▶ What the task asks:
The required output consists solely of the lines from the one containing "Reproduce this chart with matplotlib." down to the one containing "cb11_euk = [9.2, 13.2, 17.7, 18.8, 23.1, 37.2]", both included, each quoted exactly.
## Start Data to process
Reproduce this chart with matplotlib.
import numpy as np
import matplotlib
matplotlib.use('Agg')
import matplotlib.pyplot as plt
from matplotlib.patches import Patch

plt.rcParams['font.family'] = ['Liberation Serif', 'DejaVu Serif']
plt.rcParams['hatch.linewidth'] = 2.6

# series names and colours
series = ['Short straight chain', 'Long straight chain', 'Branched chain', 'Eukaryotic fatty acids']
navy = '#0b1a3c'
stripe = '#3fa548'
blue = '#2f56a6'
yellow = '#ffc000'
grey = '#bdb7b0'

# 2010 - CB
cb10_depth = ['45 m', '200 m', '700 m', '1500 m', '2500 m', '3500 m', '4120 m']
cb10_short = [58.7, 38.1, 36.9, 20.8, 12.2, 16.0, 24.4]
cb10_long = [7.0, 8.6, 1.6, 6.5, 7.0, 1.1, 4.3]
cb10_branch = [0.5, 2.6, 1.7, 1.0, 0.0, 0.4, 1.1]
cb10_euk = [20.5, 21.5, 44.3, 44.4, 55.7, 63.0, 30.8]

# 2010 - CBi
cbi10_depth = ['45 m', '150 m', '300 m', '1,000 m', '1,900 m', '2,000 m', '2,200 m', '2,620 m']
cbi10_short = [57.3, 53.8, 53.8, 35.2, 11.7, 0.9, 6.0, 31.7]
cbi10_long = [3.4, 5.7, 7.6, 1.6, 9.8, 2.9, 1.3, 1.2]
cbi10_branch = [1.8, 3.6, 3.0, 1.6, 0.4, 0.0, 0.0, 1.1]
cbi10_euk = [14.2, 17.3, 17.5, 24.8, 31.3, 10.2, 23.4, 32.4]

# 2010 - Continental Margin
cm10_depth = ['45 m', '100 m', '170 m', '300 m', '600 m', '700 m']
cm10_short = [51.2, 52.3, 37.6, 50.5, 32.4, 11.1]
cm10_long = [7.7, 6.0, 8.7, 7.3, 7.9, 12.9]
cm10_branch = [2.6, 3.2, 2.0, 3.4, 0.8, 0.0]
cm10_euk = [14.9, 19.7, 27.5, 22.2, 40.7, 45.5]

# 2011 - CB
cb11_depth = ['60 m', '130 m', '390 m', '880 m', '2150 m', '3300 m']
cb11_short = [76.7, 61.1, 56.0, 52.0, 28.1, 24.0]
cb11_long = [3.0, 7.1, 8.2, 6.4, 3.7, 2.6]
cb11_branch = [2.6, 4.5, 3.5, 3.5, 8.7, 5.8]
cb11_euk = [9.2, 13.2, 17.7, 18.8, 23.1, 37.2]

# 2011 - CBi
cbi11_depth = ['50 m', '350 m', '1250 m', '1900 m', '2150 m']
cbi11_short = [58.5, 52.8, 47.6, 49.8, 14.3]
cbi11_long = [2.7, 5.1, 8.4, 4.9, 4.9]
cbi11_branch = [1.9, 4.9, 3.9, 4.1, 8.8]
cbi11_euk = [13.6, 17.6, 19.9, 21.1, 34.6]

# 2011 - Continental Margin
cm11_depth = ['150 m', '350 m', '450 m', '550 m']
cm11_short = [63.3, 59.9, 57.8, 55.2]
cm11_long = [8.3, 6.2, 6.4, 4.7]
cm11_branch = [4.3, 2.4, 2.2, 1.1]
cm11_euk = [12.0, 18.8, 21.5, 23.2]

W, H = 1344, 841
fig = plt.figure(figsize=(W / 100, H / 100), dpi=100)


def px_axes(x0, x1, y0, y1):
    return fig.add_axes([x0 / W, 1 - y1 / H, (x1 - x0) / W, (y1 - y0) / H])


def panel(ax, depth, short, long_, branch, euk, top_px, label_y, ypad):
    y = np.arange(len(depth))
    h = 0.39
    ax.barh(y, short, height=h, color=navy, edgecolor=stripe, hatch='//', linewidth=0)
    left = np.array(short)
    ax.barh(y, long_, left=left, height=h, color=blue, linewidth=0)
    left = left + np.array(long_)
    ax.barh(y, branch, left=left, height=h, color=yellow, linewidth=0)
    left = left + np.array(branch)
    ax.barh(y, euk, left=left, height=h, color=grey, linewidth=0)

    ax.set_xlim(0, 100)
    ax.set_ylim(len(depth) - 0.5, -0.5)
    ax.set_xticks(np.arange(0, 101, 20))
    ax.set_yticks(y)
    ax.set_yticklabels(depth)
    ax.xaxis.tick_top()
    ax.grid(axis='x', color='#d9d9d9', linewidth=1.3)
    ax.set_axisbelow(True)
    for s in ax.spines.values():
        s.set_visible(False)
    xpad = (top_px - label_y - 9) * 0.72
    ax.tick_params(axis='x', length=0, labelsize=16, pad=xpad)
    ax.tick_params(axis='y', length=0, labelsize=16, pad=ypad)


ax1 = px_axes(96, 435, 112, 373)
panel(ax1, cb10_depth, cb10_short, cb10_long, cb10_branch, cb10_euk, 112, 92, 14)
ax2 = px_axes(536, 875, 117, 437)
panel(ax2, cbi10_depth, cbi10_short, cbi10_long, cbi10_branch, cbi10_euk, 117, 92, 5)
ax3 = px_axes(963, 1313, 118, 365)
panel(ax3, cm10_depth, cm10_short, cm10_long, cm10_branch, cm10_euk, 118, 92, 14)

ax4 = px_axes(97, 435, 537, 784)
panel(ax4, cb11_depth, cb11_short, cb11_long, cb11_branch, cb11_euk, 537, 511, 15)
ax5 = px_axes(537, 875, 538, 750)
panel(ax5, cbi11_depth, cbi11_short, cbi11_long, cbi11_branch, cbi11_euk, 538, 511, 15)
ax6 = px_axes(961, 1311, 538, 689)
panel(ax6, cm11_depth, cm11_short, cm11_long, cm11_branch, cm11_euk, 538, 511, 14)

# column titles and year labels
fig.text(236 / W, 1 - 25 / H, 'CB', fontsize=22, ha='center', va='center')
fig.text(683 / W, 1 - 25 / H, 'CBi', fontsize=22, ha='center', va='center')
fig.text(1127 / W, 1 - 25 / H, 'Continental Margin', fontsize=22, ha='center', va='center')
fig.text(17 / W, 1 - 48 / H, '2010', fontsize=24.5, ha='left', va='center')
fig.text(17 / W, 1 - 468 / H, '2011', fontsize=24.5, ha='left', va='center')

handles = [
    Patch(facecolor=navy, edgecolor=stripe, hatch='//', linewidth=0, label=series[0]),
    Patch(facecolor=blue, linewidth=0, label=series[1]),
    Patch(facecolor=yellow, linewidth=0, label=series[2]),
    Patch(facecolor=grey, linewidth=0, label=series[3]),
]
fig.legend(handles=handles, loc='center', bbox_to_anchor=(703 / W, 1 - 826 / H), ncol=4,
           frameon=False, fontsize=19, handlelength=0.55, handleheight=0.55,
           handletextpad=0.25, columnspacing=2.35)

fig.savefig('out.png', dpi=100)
## End Data to process
## Start Data to process
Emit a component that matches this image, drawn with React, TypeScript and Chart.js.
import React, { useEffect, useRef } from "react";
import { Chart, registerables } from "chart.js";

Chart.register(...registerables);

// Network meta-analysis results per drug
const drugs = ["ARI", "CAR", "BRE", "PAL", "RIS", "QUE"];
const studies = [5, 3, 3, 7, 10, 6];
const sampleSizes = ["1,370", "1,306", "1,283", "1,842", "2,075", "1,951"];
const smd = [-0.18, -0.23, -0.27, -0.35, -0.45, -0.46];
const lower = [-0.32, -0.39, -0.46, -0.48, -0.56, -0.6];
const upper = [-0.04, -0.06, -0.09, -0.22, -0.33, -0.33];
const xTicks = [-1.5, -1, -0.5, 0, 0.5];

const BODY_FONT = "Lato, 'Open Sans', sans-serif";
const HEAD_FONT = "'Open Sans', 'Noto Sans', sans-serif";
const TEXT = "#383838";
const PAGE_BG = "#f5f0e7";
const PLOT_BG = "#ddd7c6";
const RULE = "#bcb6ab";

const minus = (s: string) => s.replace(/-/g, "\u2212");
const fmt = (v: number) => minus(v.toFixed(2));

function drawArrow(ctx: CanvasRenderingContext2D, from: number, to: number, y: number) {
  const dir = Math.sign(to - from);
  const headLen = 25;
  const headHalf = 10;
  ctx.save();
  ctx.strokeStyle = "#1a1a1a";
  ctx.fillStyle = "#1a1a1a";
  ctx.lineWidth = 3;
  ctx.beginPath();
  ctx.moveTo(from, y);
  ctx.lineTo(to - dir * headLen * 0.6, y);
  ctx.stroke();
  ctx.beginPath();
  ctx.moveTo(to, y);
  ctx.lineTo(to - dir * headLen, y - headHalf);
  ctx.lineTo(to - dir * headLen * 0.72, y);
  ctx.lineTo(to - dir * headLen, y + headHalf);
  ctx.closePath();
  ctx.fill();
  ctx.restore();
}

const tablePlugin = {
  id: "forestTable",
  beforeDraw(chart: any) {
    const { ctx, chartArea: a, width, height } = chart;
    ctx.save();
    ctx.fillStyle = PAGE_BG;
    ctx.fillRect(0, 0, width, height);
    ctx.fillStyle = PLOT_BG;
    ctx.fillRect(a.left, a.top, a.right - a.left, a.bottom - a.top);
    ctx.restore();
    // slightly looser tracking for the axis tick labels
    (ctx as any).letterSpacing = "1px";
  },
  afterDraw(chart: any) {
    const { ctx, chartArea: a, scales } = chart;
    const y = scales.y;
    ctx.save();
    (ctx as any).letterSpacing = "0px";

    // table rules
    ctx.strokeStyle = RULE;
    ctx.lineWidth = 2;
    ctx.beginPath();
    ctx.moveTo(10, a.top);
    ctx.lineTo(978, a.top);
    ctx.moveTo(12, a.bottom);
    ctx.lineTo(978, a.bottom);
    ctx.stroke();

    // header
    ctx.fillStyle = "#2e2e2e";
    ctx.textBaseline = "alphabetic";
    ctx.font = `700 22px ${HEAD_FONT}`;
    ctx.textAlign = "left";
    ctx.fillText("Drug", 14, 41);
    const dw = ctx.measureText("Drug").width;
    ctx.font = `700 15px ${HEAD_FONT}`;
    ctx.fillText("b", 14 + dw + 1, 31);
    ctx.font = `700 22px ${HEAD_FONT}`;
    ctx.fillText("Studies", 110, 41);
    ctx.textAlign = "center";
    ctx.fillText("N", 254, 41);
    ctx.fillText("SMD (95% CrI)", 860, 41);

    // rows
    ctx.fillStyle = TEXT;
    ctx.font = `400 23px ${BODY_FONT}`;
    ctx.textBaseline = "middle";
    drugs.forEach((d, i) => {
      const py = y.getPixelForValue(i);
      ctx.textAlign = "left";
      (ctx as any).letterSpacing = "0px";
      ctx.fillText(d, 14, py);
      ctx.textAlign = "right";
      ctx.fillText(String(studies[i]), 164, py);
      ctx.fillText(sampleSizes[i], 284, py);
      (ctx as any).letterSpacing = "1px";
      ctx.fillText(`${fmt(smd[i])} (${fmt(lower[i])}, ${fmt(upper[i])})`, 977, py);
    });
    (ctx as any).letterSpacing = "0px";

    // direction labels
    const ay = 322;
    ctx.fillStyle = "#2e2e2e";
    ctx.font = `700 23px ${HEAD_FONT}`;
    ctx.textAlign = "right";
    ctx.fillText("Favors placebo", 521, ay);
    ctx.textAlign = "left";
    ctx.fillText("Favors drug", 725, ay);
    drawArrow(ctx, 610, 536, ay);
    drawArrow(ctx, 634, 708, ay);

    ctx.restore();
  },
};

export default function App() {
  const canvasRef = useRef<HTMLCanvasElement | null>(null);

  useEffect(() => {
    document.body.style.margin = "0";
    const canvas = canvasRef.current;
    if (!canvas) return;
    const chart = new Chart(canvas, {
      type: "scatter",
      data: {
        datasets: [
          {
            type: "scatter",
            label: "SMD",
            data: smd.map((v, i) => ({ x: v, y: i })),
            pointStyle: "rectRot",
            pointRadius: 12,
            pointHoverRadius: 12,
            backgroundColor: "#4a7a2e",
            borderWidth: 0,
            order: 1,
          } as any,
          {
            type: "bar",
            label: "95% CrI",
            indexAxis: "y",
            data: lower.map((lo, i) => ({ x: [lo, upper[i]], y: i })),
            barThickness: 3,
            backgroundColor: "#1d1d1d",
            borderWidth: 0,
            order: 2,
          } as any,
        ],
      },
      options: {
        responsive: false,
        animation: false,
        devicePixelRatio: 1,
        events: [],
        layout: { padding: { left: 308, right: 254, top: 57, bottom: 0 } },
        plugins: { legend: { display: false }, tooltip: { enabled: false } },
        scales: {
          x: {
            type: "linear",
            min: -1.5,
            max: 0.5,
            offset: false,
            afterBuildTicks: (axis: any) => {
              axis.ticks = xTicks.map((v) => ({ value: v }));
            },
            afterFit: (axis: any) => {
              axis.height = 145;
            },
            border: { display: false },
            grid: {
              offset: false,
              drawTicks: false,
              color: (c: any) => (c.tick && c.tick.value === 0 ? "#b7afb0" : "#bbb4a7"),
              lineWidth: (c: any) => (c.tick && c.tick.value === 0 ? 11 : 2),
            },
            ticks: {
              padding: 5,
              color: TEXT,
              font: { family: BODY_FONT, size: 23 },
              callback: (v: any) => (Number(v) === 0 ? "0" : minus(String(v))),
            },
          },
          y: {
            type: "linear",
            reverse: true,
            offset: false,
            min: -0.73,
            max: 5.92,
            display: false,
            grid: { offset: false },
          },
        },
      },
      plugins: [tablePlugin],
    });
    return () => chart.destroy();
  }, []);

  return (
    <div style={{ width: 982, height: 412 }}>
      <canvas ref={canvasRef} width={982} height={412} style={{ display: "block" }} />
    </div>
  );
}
## End Data to process
## Start Data to process
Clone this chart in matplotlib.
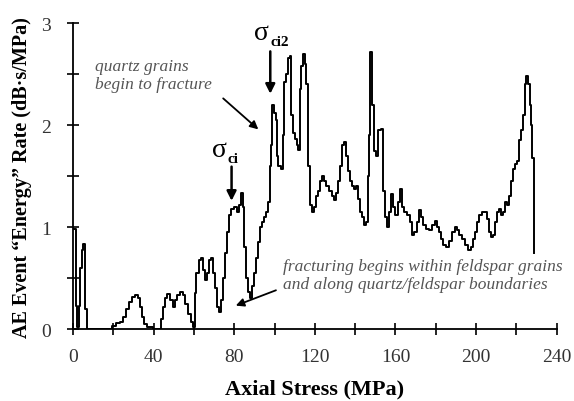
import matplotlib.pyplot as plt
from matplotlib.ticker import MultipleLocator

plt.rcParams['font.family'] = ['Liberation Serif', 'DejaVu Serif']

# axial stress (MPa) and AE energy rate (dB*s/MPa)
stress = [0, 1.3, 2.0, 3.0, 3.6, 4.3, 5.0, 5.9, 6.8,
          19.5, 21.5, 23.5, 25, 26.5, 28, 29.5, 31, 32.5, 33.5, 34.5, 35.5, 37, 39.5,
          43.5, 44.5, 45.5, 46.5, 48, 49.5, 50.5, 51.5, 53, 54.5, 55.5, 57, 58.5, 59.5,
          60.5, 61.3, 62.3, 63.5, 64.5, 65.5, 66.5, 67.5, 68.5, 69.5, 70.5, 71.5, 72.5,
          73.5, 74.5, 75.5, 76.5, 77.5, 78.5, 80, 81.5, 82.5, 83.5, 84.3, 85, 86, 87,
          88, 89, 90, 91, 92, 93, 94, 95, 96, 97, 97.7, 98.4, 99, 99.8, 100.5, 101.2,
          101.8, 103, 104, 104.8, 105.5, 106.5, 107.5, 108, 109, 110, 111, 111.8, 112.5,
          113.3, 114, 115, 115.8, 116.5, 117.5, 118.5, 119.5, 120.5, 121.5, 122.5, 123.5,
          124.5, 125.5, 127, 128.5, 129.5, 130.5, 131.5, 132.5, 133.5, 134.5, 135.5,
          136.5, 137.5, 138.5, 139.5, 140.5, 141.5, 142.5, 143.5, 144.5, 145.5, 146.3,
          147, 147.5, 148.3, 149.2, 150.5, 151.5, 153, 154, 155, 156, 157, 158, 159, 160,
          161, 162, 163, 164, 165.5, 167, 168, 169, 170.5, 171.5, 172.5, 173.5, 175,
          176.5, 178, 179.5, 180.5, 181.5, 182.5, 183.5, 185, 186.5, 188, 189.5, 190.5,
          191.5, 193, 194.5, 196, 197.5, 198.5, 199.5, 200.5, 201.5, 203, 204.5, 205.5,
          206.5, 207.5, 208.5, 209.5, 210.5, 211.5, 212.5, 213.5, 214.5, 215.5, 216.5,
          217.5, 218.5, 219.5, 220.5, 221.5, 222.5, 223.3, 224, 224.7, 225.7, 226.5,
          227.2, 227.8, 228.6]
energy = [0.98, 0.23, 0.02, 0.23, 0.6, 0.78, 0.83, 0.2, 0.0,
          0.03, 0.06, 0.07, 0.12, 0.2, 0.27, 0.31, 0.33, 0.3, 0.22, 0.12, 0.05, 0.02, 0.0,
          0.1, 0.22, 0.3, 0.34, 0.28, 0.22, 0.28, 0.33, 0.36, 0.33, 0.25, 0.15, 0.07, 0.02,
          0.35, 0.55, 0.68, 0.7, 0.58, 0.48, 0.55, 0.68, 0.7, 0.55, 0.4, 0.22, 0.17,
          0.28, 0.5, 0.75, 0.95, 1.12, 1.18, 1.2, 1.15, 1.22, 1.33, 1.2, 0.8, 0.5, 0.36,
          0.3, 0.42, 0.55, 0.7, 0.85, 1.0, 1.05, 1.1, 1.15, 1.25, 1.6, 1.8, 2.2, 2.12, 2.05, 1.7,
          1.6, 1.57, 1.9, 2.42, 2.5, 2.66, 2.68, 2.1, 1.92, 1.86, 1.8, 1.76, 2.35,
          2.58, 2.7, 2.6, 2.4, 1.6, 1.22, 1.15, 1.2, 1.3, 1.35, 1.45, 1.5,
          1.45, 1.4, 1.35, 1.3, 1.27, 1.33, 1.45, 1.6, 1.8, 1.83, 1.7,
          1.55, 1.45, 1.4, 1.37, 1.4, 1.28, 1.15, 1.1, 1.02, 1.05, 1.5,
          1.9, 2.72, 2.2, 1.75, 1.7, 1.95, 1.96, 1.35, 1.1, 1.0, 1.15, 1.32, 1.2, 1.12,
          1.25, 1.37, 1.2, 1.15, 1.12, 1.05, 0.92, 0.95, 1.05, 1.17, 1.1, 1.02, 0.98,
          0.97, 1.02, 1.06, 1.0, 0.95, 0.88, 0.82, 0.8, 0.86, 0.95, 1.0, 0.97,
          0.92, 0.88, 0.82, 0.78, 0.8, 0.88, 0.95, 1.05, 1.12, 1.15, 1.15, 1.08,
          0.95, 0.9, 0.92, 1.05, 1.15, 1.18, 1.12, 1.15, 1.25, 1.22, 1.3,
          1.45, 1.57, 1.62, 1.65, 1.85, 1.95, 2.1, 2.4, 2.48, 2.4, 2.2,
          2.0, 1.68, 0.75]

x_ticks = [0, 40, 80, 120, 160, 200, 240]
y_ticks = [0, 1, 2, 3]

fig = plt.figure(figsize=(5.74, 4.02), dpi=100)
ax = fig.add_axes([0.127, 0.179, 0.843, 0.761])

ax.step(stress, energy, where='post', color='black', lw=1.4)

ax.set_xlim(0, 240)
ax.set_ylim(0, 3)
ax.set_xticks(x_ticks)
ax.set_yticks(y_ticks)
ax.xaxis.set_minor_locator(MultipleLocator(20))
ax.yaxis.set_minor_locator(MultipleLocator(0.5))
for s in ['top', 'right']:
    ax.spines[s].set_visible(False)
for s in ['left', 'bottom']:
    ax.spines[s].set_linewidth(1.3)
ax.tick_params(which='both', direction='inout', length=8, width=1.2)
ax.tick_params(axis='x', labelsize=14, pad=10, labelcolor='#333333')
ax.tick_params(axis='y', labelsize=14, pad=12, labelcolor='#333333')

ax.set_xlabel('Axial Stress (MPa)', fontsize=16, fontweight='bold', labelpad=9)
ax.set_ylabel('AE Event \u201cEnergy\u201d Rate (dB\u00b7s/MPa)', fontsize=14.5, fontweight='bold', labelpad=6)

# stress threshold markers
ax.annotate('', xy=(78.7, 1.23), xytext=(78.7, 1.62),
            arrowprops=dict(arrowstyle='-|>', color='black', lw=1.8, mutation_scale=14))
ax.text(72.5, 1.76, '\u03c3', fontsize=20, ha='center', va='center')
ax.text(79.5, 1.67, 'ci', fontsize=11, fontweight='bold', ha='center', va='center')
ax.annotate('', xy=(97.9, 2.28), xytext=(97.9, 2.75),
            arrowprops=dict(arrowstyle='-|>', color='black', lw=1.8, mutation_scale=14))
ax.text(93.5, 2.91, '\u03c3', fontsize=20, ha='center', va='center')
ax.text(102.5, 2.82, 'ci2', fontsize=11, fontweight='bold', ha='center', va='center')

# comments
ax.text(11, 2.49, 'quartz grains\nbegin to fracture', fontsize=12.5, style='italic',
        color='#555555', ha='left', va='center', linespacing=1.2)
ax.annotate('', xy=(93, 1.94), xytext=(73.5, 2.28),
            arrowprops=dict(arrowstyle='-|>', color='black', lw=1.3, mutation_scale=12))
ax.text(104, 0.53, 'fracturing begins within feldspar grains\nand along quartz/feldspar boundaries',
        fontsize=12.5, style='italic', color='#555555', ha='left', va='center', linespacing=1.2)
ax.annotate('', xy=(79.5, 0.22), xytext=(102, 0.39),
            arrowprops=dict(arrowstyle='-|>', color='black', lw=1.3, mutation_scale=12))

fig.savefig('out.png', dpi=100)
## End Data to process
▶ Answer to the problem:
Reproduce this chart with matplotlib.
import numpy as np
import matplotlib
matplotlib.use('Agg')
import matplotlib.pyplot as plt
from matplotlib.patches import Patch

plt.rcParams['font.family'] = ['Liberation Serif', 'DejaVu Serif']
plt.rcParams['hatch.linewidth'] = 2.6

# series names and colours
series = ['Short straight chain', 'Long straight chain', 'Branched chain', 'Eukaryotic fatty acids']
navy = '#0b1a3c'
stripe = '#3fa548'
blue = '#2f56a6'
yellow = '#ffc000'
grey = '#bdb7b0'

# 2010 - CB
cb10_depth = ['45 m', '200 m', '700 m', '1500 m', '2500 m', '3500 m', '4120 m']
cb10_short = [58.7, 38.1, 36.9, 20.8, 12.2, 16.0, 24.4]
cb10_long = [7.0, 8.6, 1.6, 6.5, 7.0, 1.1, 4.3]
cb10_branch = [0.5, 2.6, 1.7, 1.0, 0.0, 0.4, 1.1]
cb10_euk = [20.5, 21.5, 44.3, 44.4, 55.7, 63.0, 30.8]

# 2010 - CBi
cbi10_depth = ['45 m', '150 m', '300 m', '1,000 m', '1,900 m', '2,000 m', '2,200 m', '2,620 m']
cbi10_short = [57.3, 53.8, 53.8, 35.2, 11.7, 0.9, 6.0, 31.7]
cbi10_long = [3.4, 5.7, 7.6, 1.6, 9.8, 2.9, 1.3, 1.2]
cbi10_branch = [1.8, 3.6, 3.0, 1.6, 0.4, 0.0, 0.0, 1.1]
cbi10_euk = [14.2, 17.3, 17.5, 24.8, 31.3, 10.2, 23.4, 32.4]

# 2010 - Continental Margin
cm10_depth = ['45 m', '100 m', '170 m', '300 m', '600 m', '700 m']
cm10_short = [51.2, 52.3, 37.6, 50.5, 32.4, 11.1]
cm10_long = [7.7, 6.0, 8.7, 7.3, 7.9, 12.9]
cm10_branch = [2.6, 3.2, 2.0, 3.4, 0.8, 0.0]
cm10_euk = [14.9, 19.7, 27.5, 22.2, 40.7, 45.5]

# 2011 - CB
cb11_depth = ['60 m', '130 m', '390 m', '880 m', '2150 m', '3300 m']
cb11_short = [76.7, 61.1, 56.0, 52.0, 28.1, 24.0]
cb11_long = [3.0, 7.1, 8.2, 6.4, 3.7, 2.6]
cb11_branch = [2.6, 4.5, 3.5, 3.5, 8.7, 5.8]
cb11_euk = [9.2, 13.2, 17.7, 18.8, 23.1, 37.2]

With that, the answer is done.